It sort of looks like a latté, except that the surface of the beverage is shinier rather than foamy. The flavor is strongly espresso-like, the milk seeming to play an almost minor role. This is New Zealand’s flat white, which my wife who appreciates milky coffee drinks became enamored of when she first tasted it in 2010. Although originally invented in Australia, it has become ubiquitous all over New Zealand, any coffee stand or shop offering it alongside other espresso beverages. Now, whenever we set foot on Middle Earth, my wife has to have a flat white at least once.

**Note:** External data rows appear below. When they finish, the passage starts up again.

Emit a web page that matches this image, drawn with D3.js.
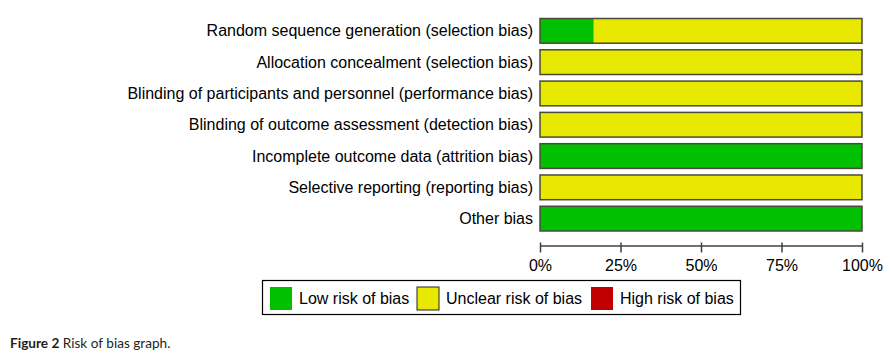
<!DOCTYPE html>
<html>
<head>
<meta charset="utf-8">
<script src="https://cdn.jsdelivr.net/npm/d3@7/dist/d3.min.js"></script>
<style>
  html, body { margin: 0; padding: 0; background: #fff; }
  svg { display: block; }
</style>
</head>
<body>
<svg id="chart" width="892" height="357"></svg>
<script>
// ---- Data ----
const categories = [
  "Random sequence generation (selection bias)",
  "Allocation concealment (selection bias)",
  "Blinding of participants and personnel (performance bias)",
  "Blinding of outcome assessment (detection bias)",
  "Incomplete outcome data (attrition bias)",
  "Selective reporting (reporting bias)",
  "Other bias"
];
const lowRisk     = [16.7, 0, 0, 0, 100, 0, 100];
const unclearRisk = [83.3, 100, 100, 100, 0, 100, 0];
const highRisk    = [0, 0, 0, 0, 0, 0, 0];
const seriesNames = ["Low risk of bias", "Unclear risk of bias", "High risk of bias"];
const tickValues  = [0, 25, 50, 75, 100];

// ---- Styles ----
const colors = { "Low risk of bias": "#00c000", "Unclear risk of bias": "#e8e800", "High risk of bias": "#c00000" };
const font = "'Liberation Sans', Arial, sans-serif";

const svg = d3.select("#chart");

const x = d3.scaleLinear().domain([0, 100]).range([540, 862]);
const y = d3.scaleBand().domain(categories).range([18.5, 231]).paddingInner(0.21).paddingOuter(0);

const rows = categories.map((c, i) => ({ cat: c, values: [lowRisk[i], unclearRisk[i], highRisk[i]] }));
const stacked = [];
rows.forEach(r => {
  let acc = 0;
  r.values.forEach((v, k) => {
    if (v > 0) stacked.push({ cat: r.cat, series: seriesNames[k], x0: acc, x1: acc + v });
    acc += v;
  });
});

// bars
svg.append("g").selectAll("rect").data(stacked).join("rect")
  .attr("x", d => x(d.x0))
  .attr("y", d => y(d.cat))
  .attr("width", d => x(d.x1) - x(d.x0))
  .attr("height", y.bandwidth())
  .attr("fill", d => colors[d.series]);

// bar outlines
svg.append("g").selectAll("rect").data(categories).join("rect")
  .attr("x", x(0))
  .attr("y", d => y(d))
  .attr("width", x(100) - x(0))
  .attr("height", y.bandwidth())
  .attr("fill", "none")
  .attr("stroke", "#4a4a3a")
  .attr("stroke-width", 1.5);

// category labels
svg.append("g").selectAll("text").data(categories).join("text")
  .attr("x", 533)
  .attr("y", d => y(d) + y.bandwidth() / 2)
  .attr("dy", "0.35em")
  .attr("text-anchor", "end")
  .attr("font-family", font)
  .attr("font-size", 16)
  .attr("fill", "#000")
  .text(d => d);

// axis
const axis = d3.axisBottom(x)
  .tickValues(tickValues)
  .tickFormat(d => d + "%")
  .tickSizeInner(7)
  .tickSizeOuter(0)
  .tickPadding(7);
const gAxis = svg.append("g").attr("transform", "translate(0,245.5)").call(axis);
gAxis.select(".domain").attr("stroke", "#404040").attr("stroke-width", 1.5);
gAxis.selectAll(".tick line").attr("stroke", "#404040").attr("stroke-width", 1.5).attr("y1", -3);
gAxis.selectAll(".tick text")
  .attr("font-family", font)
  .attr("font-size", 16)
  .attr("fill", "#000");

// legend
const legend = svg.append("g");
legend.append("rect")
  .attr("x", 262.5).attr("y", 280.5).attr("width", 478).attr("height", 34)
  .attr("fill", "#fff").attr("stroke", "#000").attr("stroke-width", 1.2);
const legendX = [270, 417, 591];
const lg = legend.selectAll("g").data(seriesNames).join("g")
  .attr("transform", (d, i) => `translate(${legendX[i]},287)`);
lg.append("rect")
  .attr("width", 22).attr("height", 23)
  .attr("fill", d => colors[d])
  .attr("stroke", d => d === "Unclear risk of bias" ? "#222" : "none")
  .attr("stroke-width", 1);
lg.append("text")
  .attr("x", 29).attr("y", 11.5).attr("dy", "0.35em")
  .attr("font-family", font).attr("font-size", 16).attr("fill", "#000")
  .text(d => d);

// caption
const cap = svg.append("text")
  .attr("x", 10).attr("y", 348)
  .attr("font-family", "Lato, 'Open Sans', sans-serif")
  .attr("font-size", 13.6)
  .attr("fill", "#231f20");
cap.append("tspan").attr("font-weight", "bold").text("Figure 2");
cap.append("tspan").text(" Risk of bias graph.");
</script>
</body>
</html>
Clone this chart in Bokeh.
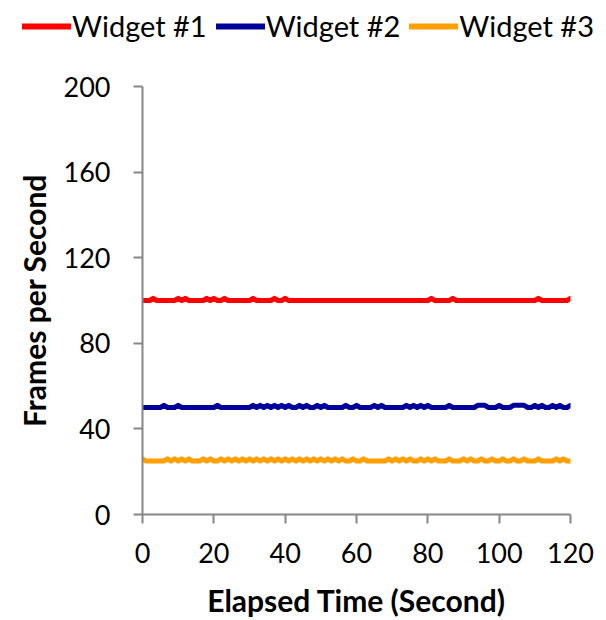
from bokeh.plotting import figure
from bokeh.models import Range1d, FixedTicker, Legend, LegendItem
from bokeh.layouts import column
from bokeh.embed import file_html
from bokeh.resources import INLINE

seconds = list(range(0, 121))

w1_bumps = [3, 10, 12, 18, 20, 23, 31, 37, 40, 81, 87, 111, 120]
w2_bumps = [6, 10, 21, 31, 33, 35, 37, 39, 41, 44, 46, 49, 51, 57, 60, 65, 67, 74, 76, 78,
            80, 86, 94, 95, 96, 100, 104, 105, 106, 107, 110, 112, 115, 117, 120]
w3_bumps = [0, 7, 9, 11, 13, 17, 19, 22, 24, 26, 28, 30, 32, 34, 36, 38, 40, 42, 44, 46, 48,
            50, 52, 54, 56, 59, 62, 69, 71, 73, 75, 78, 80, 82, 86, 90, 92, 95, 98, 101, 104,
            107, 111, 116, 118]

widget1 = [101 if t in w1_bumps else 100 for t in seconds]
widget2 = [51 if t in w2_bumps else 50 for t in seconds]
widget3 = [26 if t in w3_bumps else 25 for t in seconds]

series_names = ["Widget #1", "Widget #2", "Widget #3"]
series_colors = ["#FF0000", "#00009A", "#FFA000"]
series_values = [widget1, widget2, widget3]
y_ticks = [0, 40, 80, 120, 160, 200]
x_ticks = [0, 20, 40, 60, 80, 100, 120]

FONT = "Lato"
LEG_H = 50

p = figure(width=606, height=620 - LEG_H, output_backend="svg", toolbar_location=None,
           x_range=Range1d(0, 120), y_range=Range1d(0, 200),
           min_border_left=142, min_border_right=36, min_border_top=86 - LEG_H,
           min_border_bottom=106)
p.frame_align = False
p.outline_line_color = None
p.xgrid.grid_line_color = None
p.ygrid.grid_line_color = None

for vals, col in zip(series_values, series_colors):
    p.line(seconds, vals, line_color=col, line_width=5, line_join="round", line_cap="round")

for ax in (p.xaxis[0], p.yaxis[0]):
    ax.axis_line_color = "#868686"
    ax.axis_line_width = 2
    ax.major_tick_line_color = "#868686"
    ax.major_tick_line_width = 2
    ax.major_tick_out = 9
    ax.major_tick_in = 0
    ax.minor_tick_line_color = None
    ax.major_label_text_font = FONT
    ax.major_label_text_font_size = "27px"
    ax.major_label_text_color = "#000000"
    ax.axis_label_text_font = FONT
    ax.axis_label_text_font_size = "30px"
    ax.axis_label_text_font_style = "bold"
    ax.axis_label_text_color = "#000000"

p.xaxis.ticker = FixedTicker(ticks=x_ticks)
p.yaxis.ticker = FixedTicker(ticks=y_ticks)
p.xaxis.axis_label = "Elapsed Time (Second)"
p.yaxis.axis_label = "Frames per Second"
p.xaxis.major_label_standoff = 19
p.yaxis.major_label_standoff = 23
p.xaxis.axis_label_standoff = 16
p.yaxis.axis_label_standoff = 9

# legend strip on top (its own frame, not aligned with the chart's frame)
lg = figure(width=606, height=LEG_H, output_backend="svg", toolbar_location=None,
            x_range=Range1d(-2, -1), y_range=Range1d(-2, -1),
            x_axis_location=None, y_axis_location=None,
            min_border_left=0, min_border_right=0, min_border_top=0, min_border_bottom=0)
lg.frame_align = False
lg.grid.visible = False
lg.outline_line_color = None
items = []
for name, col, vals in zip(series_names, series_colors, series_values):
    r = lg.line(seconds, vals, line_color=col, line_width=6, line_cap="round")
    items.append(LegendItem(label=name, renderers=[r]))
legend = Legend(items=items, orientation="horizontal", location=(22, 7),
                border_line_color=None, background_fill_alpha=0,
                padding=0, spacing=9, margin=0,
                glyph_width=49, glyph_height=34, label_standoff=1,
                label_text_font=FONT, label_text_font_size="29px",
                label_text_color="#000000")
lg.add_layout(legend, "center")

layout = column(lg, p, spacing=0)
open("out.html", "w").write(file_html(layout, INLINE))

Regular coffee in New Zealand is dreadful. Why? Because it’s instant. Go to any market there and you’ll find the coffee aisle replete with instant coffees. There are no coffee filters for electric drip machines nor any vacuum-sealed tins of grounds. One small section will be devoted to whole beans, but the pre-ground packages are only for espresso machines or plunger pots. I sometimes forget this situation when I order regular coffee, only to be served instant. The only way to get a truly flavorful cup, as you might’ve guessed, is to order espresso drinks. That includes the flat white.
The volume of milk in a flat white is less than that of a latté or cappuccino in the U.S., which gives the beverage a more robust coffee flavor. It also is not as foamy, more appealing to me for the same reason that I don’t like a head of foam on my beers.
When you’re in New Zealand, give it a shot.
I moved to new zealand over a year ago and being latin-american with italian roots I must say that the first time I had a coffee here I almost took a plane back to my country. It’s really hard to get a good coffee here since as you very well said…they are instant…or worse…they burn it.
Flat whites are quite enjoyable if you get them from a good place and definitely recommend having one if you are in the country.
Thank you for your comment. I personally order the double shot of espresso, called “long blacks” in NZ. The markets are beginning to sell the little Keurig pods, which are much better than instant coffee and therefore a step forward in coffee-drinking. At least, I’m thankful for the restaurants that offer plunger pot coffees, such as Lime Caffeteria in Rotorua.